At the Washington Square Park meeting Wednesday, dozens of people were not allowed in because of capacity limits. Residents and park-goers continued to talk past each other. Those who were not able to make it inside set up shop in the street and held an impromptu meeting with a microphone and speaker.
“There needs to be a compromise in terms of what is allowed in the park,” said Carlos Nunes, 27, who has been going to the park multiple times a week for five years. He acknowledged there has been change in the park — more people are playing music, there are more fights and the park has become much more diverse. But with the pandemic, there aren’t many places for young people to congregate, and bringing in the NYPD “hasn’t helped at all,” he said.
“Nobody’s talking to each other,” said Tequila Minsky, who lives near the park. “The park is completely out of control. There’s competing musicians, Hare Krishnas — it’s a real example of the scarcity of space in New York City.” She added that what was missing in the meeting was a conversation between residents and park-goers.

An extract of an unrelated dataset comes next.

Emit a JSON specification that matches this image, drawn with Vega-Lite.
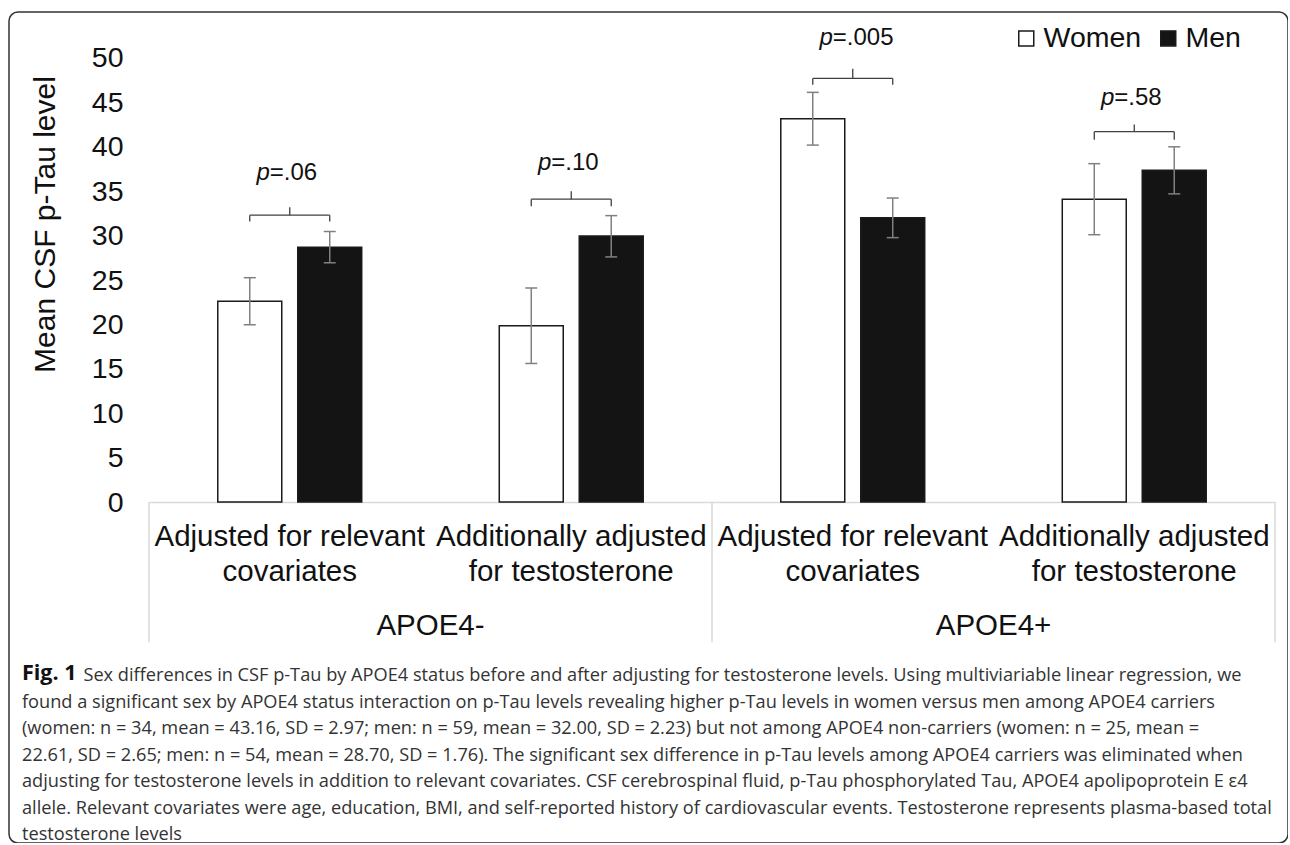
{
  "$schema": "https://vega.github.io/schema/vega-lite/v6.json",
  "width": 1279,
  "height": 831,
  "autosize": {"type": "none"},
  "padding": {"left": 9, "top": 12, "right": 0, "bottom": 0},
  "background": "white",
  "title": {
    "text": "Fig. 1",
    "subtitle": [
      "\u200b\u00a0\u00a0\u00a0\u00a0\u00a0\u00a0\u00a0\u00a0\u00a0\u00a0\u00a0\u00a0\u00a0Sex differences in CSF p-Tau by APOE4 status before and after adjusting for testosterone levels. Using multiviariable linear regression, we",
      "found a significant sex by APOE4 status interaction on p-Tau levels revealing higher p-Tau levels in women versus men among APOE4 carriers",
      "(women: n = 34, mean = 43.16, SD = 2.97; men: n = 59, mean = 32.00, SD = 2.23) but not among APOE4 non-carriers (women: n = 25, mean =",
      "22.61, SD = 2.65; men: n = 54, mean = 28.70, SD = 1.76). The significant sex difference in p-Tau levels among APOE4 carriers was eliminated when",
      "adjusting for testosterone levels in addition to relevant covariates. CSF cerebrospinal fluid, p-Tau phosphorylated Tau, APOE4 apolipoprotein E ε4",
      "allele. Relevant covariates were age, education, BMI, and self-reported history of cardiovascular events. Testosterone represents plasma-based total",
      "testosterone levels"
    ],
    "orient": "bottom",
    "anchor": "start",
    "frame": "group",
    "offset": -180,
    "dx": 13,
    "baseline": "top",
    "font": "Open Sans",
    "fontSize": 21.5,
    "fontWeight": "bold",
    "color": "#111111",
    "subtitleFont": "Open Sans",
    "subtitleFontSize": 18.2,
    "subtitleFontWeight": "normal",
    "subtitleColor": "#333333",
    "subtitleLineHeight": 26.5,
    "subtitlePadding": -17.5
  },
  "datasets": {
    "bars": [
      {"cond": "neg|cov", "sex": "Women", "mean": 22.61, "lo": 19.96, "hi": 25.26},
      {"cond": "neg|cov", "sex": "Men", "mean": 28.70, "lo": 26.94, "hi": 30.46},
      {"cond": "neg|tes", "sex": "Women", "mean": 19.85, "lo": 15.6, "hi": 24.1},
      {"cond": "neg|tes", "sex": "Men", "mean": 29.95, "lo": 27.6, "hi": 32.25},
      {"cond": "pos|cov", "sex": "Women", "mean": 43.16, "lo": 40.19, "hi": 46.13},
      {"cond": "pos|cov", "sex": "Men", "mean": 32.00, "lo": 29.77, "hi": 34.23},
      {"cond": "pos|tes", "sex": "Women", "mean": 34.1, "lo": 30.1, "hi": 38.1},
      {"cond": "pos|tes", "sex": "Men", "mean": 37.35, "lo": 34.7, "hi": 40.0}
    ],
    "brackets": [
      {"cond": "neg|cov", "by": 32.3, "bdrop": 31.6, "btop": 33.2, "py": 37.0, "pval": "=.06"},
      {"cond": "neg|tes", "by": 34.1, "bdrop": 33.3, "btop": 35.0, "py": 38.2, "pval": "=.10"},
      {"cond": "pos|cov", "by": 47.7, "bdrop": 47.0, "btop": 48.8, "py": 52.3, "pval": "=.005"},
      {"cond": "pos|tes", "by": 41.7, "bdrop": 40.8, "btop": 42.5, "py": 45.5, "pval": "=.58"}
    ],
    "groups": [
      {"cond": "neg|tes", "group": "APOE4-"},
      {"cond": "pos|tes", "group": "APOE4+"}
    ]
  },
  "encoding": {
    "x": {
      "field": "cond",
      "type": "nominal",
      "scale": {"domain": ["neg|cov", "neg|tes", "pos|cov", "pos|tes"], "range": [140, 1266], "paddingInner": 0, "paddingOuter": 0},
      "axis": {
        "title": null,
        "orient": "bottom",
        "offset": -341,
        "grid": false,
        "domainColor": "#d9d9d9",
        "domainWidth": 1.5,
        "ticks": false,
        "tickSize": 0,
        "labelAngle": 0,
        "labelPadding": 20,
        "labelFont": "Liberation Sans",
        "labelFontSize": 29.5,
        "labelColor": "#111111",
        "labelLineHeight": 35,
        "labelLimit": 400,
        "labelOverlap": false,
        "labelBound": false,
        "labelExpr": "indexof(datum.value, 'cov') >= 0 ? ['Adjusted for relevant', 'covariates'] : ['Additionally adjusted', 'for testosterone']"
      }
    }
  },
  "layer": [
    {
      "data": {"values": [{"cond": "neg|cov"}, {"cond": "pos|cov"}]},
      "mark": {"type": "rule", "color": "#d9d9d9", "strokeWidth": 1.5},
      "encoding": {
        "x": {"field": "cond", "type": "nominal", "bandPosition": 0},
        "y": {"datum": 0, "type": "quantitative", "scale": {"domain": [-38.4, 55.18], "zero": false, "nice": false}, "title": "Mean CSF p-Tau level"},
        "y2": {"datum": -15.8}
      }
    },
    {
      "data": {"values": [{"cond": "pos|tes"}]},
      "mark": {"type": "rule", "color": "#d9d9d9", "strokeWidth": 1.5},
      "encoding": {
        "x": {"field": "cond", "type": "nominal", "bandPosition": 1},
        "y": {"datum": 0, "type": "quantitative", "scale": {"domain": [-38.4, 55.18], "zero": false, "nice": false}, "title": "Mean CSF p-Tau level"},
        "y2": {"datum": -15.8}
      }
    },
    {
      "data": {"name": "bars"},
      "mark": {"type": "bar", "stroke": "#1a1a1a", "strokeWidth": 1.5},
      "encoding": {
        "xOffset": {"field": "sex", "type": "nominal", "scale": {"domain": ["Women", "Men"], "paddingInner": 0.2, "paddingOuter": 0.86}},
        "y": {
          "field": "mean",
          "type": "quantitative",
          "title": "Mean CSF p-Tau level",
          "scale": {"domain": [-38.4, 55.18], "zero": false, "nice": false},
          "axis": {
            "orient": "left",
            "offset": -114,
            "values": [0, 5, 10, 15, 20, 25, 30, 35, 40, 45, 50],
            "domain": false,
            "ticks": false,
            "tickSize": 0,
            "grid": false,
            "labelPadding": 0,
            "labelFont": "Liberation Sans",
            "labelFontSize": 28.5,
            "labelColor": "#111111",
            "titleFont": "Liberation Sans",
            "titleFontSize": 30,
            "titleFontWeight": "normal",
            "titleColor": "#111111",
            "titleAngle": 270,
            "titleAlign": "center",
            "titleBaseline": "alphabetic",
            "titleX": -69,
            "titleY": 212
          }
        },
        "color": {
          "field": "sex",
          "type": "nominal",
          "scale": {"domain": ["Women", "Men"], "range": ["#ffffff", "#141414"]},
          "legend": {
            "orient": "none",
            "legendX": 1003,
            "legendY": 12,
            "direction": "horizontal",
            "title": null,
            "symbolType": "square",
            "symbolSize": 225,
            "symbolStrokeColor": "#1a1a1a",
            "symbolStrokeWidth": 1.5,
            "symbolOpacity": 1,
            "labelFont": "Liberation Sans",
            "labelFontSize": 28.5,
            "labelColor": "#111111",
            "labelOffset": 3,
            "columnPadding": 12
          }
        }
      }
    },
    {
      "data": {"name": "bars"},
      "mark": {"type": "rule", "color": "#808080", "strokeWidth": 1.5},
      "encoding": {
        "xOffset": {"field": "sex", "type": "nominal", "scale": {"domain": ["Women", "Men"], "paddingInner": 0.2, "paddingOuter": 0.86}},
        "y": {"field": "lo", "type": "quantitative", "title": "Mean CSF p-Tau level", "scale": {"domain": [-38.4, 55.18], "zero": false, "nice": false}},
        "y2": {"field": "hi"}
      }
    },
    {
      "data": {"name": "bars"},
      "mark": {"type": "tick", "orient": "horizontal", "size": 12, "thickness": 1.5, "color": "#808080", "opacity": 1},
      "encoding": {
        "xOffset": {"field": "sex", "type": "nominal", "scale": {"domain": ["Women", "Men"], "paddingInner": 0.2, "paddingOuter": 0.86}},
        "y": {"field": "lo", "type": "quantitative", "title": "Mean CSF p-Tau level", "scale": {"domain": [-38.4, 55.18], "zero": false, "nice": false}}
      }
    },
    {
      "data": {"name": "bars"},
      "mark": {"type": "tick", "orient": "horizontal", "size": 12, "thickness": 1.5, "color": "#808080", "opacity": 1},
      "encoding": {
        "xOffset": {"field": "sex", "type": "nominal", "scale": {"domain": ["Women", "Men"], "paddingInner": 0.2, "paddingOuter": 0.86}},
        "y": {"field": "hi", "type": "quantitative", "title": "Mean CSF p-Tau level", "scale": {"domain": [-38.4, 55.18], "zero": false, "nice": false}}
      }
    },
    {
      "data": {"name": "brackets"},
      "mark": {"type": "tick", "orient": "horizontal", "size": 80, "thickness": 1.3, "color": "#404040", "opacity": 1},
      "encoding": {
        "y": {"field": "by", "type": "quantitative", "title": "Mean CSF p-Tau level", "scale": {"domain": [-38.4, 55.18], "zero": false, "nice": false}}
      }
    },
    {
      "data": {"name": "bars"},
      "transform": [
        {"lookup": "cond", "from": {"data": {"name": "brackets"}, "key": "cond", "fields": ["by", "bdrop"]}}
      ],
      "mark": {"type": "rule", "color": "#404040", "strokeWidth": 1.3},
      "encoding": {
        "xOffset": {"field": "sex", "type": "nominal", "scale": {"domain": ["Women", "Men"], "paddingInner": 0.2, "paddingOuter": 0.86}},
        "y": {"field": "by", "type": "quantitative", "title": "Mean CSF p-Tau level", "scale": {"domain": [-38.4, 55.18], "zero": false, "nice": false}},
        "y2": {"field": "bdrop"}
      }
    },
    {
      "data": {"name": "brackets"},
      "mark": {"type": "rule", "color": "#404040", "strokeWidth": 1.3},
      "encoding": {
        "y": {"field": "by", "type": "quantitative", "title": "Mean CSF p-Tau level", "scale": {"domain": [-38.4, 55.18], "zero": false, "nice": false}},
        "y2": {"field": "btop"}
      }
    },
    {
      "data": {"name": "brackets"},
      "mark": {"type": "text", "text": "p", "fontStyle": "italic", "align": "right", "baseline": "middle", "dx": -20, "font": "Liberation Sans", "fontSize": 24, "color": "#111111"},
      "encoding": {
        "y": {"field": "py", "type": "quantitative", "title": "Mean CSF p-Tau level", "scale": {"domain": [-38.4, 55.18], "zero": false, "nice": false}}
      }
    },
    {
      "data": {"name": "brackets"},
      "mark": {"type": "text", "align": "left", "baseline": "middle", "dx": -20, "font": "Liberation Sans", "fontSize": 24, "color": "#111111"},
      "encoding": {
        "y": {"field": "py", "type": "quantitative", "title": "Mean CSF p-Tau level", "scale": {"domain": [-38.4, 55.18], "zero": false, "nice": false}},
        "text": {"field": "pval", "type": "nominal"}
      }
    },
    {
      "data": {"name": "groups"},
      "mark": {"type": "text", "align": "center", "baseline": "middle", "font": "Liberation Sans", "fontSize": 29.5, "color": "#111111"},
      "encoding": {
        "x": {"field": "cond", "type": "nominal", "bandPosition": 0},
        "y": {"datum": -14, "type": "quantitative", "scale": {"domain": [-38.4, 55.18], "zero": false, "nice": false}, "title": "Mean CSF p-Tau level"},
        "text": {"field": "group", "type": "nominal"}
      }
    }
  ],
  "config": {
    "view": {"stroke": "#333333", "strokeWidth": 1.5, "cornerRadius": 9, "fill": "white"},
    "font": "Liberation Sans"
  }
}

This marks the latest conflict over policing in the nation’s largest city in the year since the murder of George Floyd. The approach so far has neither eased tensions, nor led to reduced activity in the park, but it has resulted in new complaints of excessive force by the NYPD while also serving as the latest example of the reliance on police.
New York has yet to fully bounce back from the pandemic. Unemployment rates remain well above their pre-pandemic levels. Shooting incidents and hate crimes are up significantly over last year and the number of homeless single adults is 109% higher than it was a decade ago. In addition, the area that includes the park has among the highest rates of mental health related-emergency calls in the city. The onset of summer means hundreds of thousands of kids are out of school, adding to the pressure.
The issue of over-policing has become a chief topic in the mayoral race to replace de Blasio, who is term limited, ahead of the primary elections next week.
During a press conference this week, de Blasio said the approach to the parks is a work in progress.
“I really think that what the Parks Department and NYPD are trying to do is reset the balance properly. Obviously, do it in a way that involves communication and not conflict,” de Blasio said. “They're experimenting with different approaches to get it right.”
Erika Sumner, a member of the Washington Square Association, has been disheartened by both the mayor’s comments and the city’s approach to the problem, suggesting that a path forward will have to include both enforcement and education. She has lived near the park for more than four decades, and says things “started to go off the rails” in April. Those who have been visiting the park every night say they plan to continue.
“It’s too complex of a problem to say it’s going to dissipate naturally,” Sumner said. “You cannot talk about addressing this issue without social services. Everybody is freaking out, they just got out of the pandemic.”